Research paper by Fatemeh Panjeh Ali Beik, Mahmoud Mohseni Moghadam

Indexed on: 16 Nov '13Published on: 16 Nov '13Published in: Computational and Applied Mathematics

#### Abstract

In this paper, we consider a class of general coupled linear matrix equations over the complex number field. The mentioned coupled linear matrix equations contain the unknown complex matrix groups $$X=(X_1,X_2,\ldots ,X_q)$$ and $$Z=(Z_1,Z_2,\ldots ,Z_q)$$. The conjugate and transpose of the unknown matrices $$X_i$$ and $$Z_i$$, $$i\in I[1,q]$$, appear in the considered coupled linear matrix equations. An iterative algorithm is presented to determine the unknown matrix groups $$X$$ and $$Z$$ such that $$X$$ and $$Z$$ are the groups of the generalized reflexive and anti-reflexive matrices, respectively. The proposed algorithm determines the solvability of the general coupled linear matrix equations over the generalized reflexive and anti-reflexive matrices, automatically. When the general coupled linear matrix equations are consistent over the generalized reflexive and anti-reflexive matrices, it is shown that the algorithm converges within finite number of steps, in the exact arithmetic.

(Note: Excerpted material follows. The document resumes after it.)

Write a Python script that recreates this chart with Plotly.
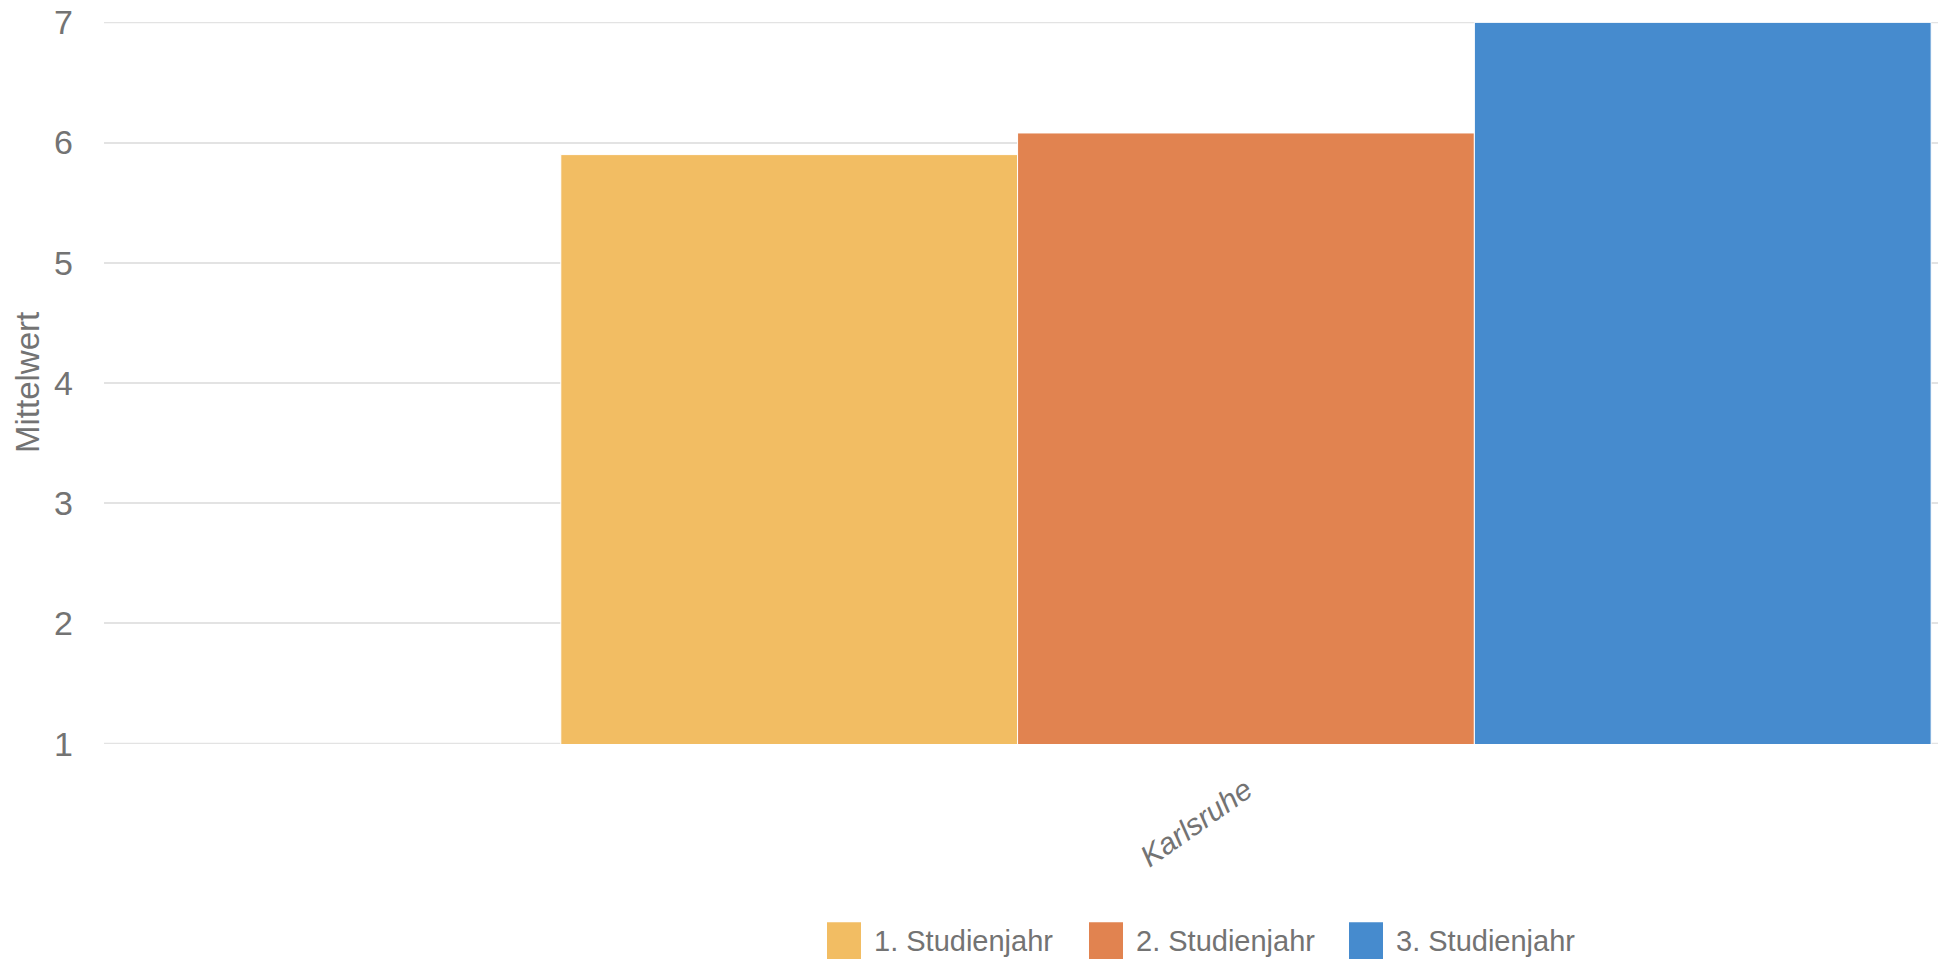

In addition, the optimal approximately generalized reflexive and anti-reflexive solution groups to the given arbitrary matrix groups $$\Gamma _x=(\Gamma _{1x},\Gamma _{2x},\ldots ,\Gamma _{qx})$$ and $$\Gamma _z=(\Gamma _{1z},\Gamma _{2z},\ldots ,\Gamma _{qz})$$ are derived. Finally, some numerical results are given to illustrate the validity of the presented theoretical results and feasibly of the proposed algorithm.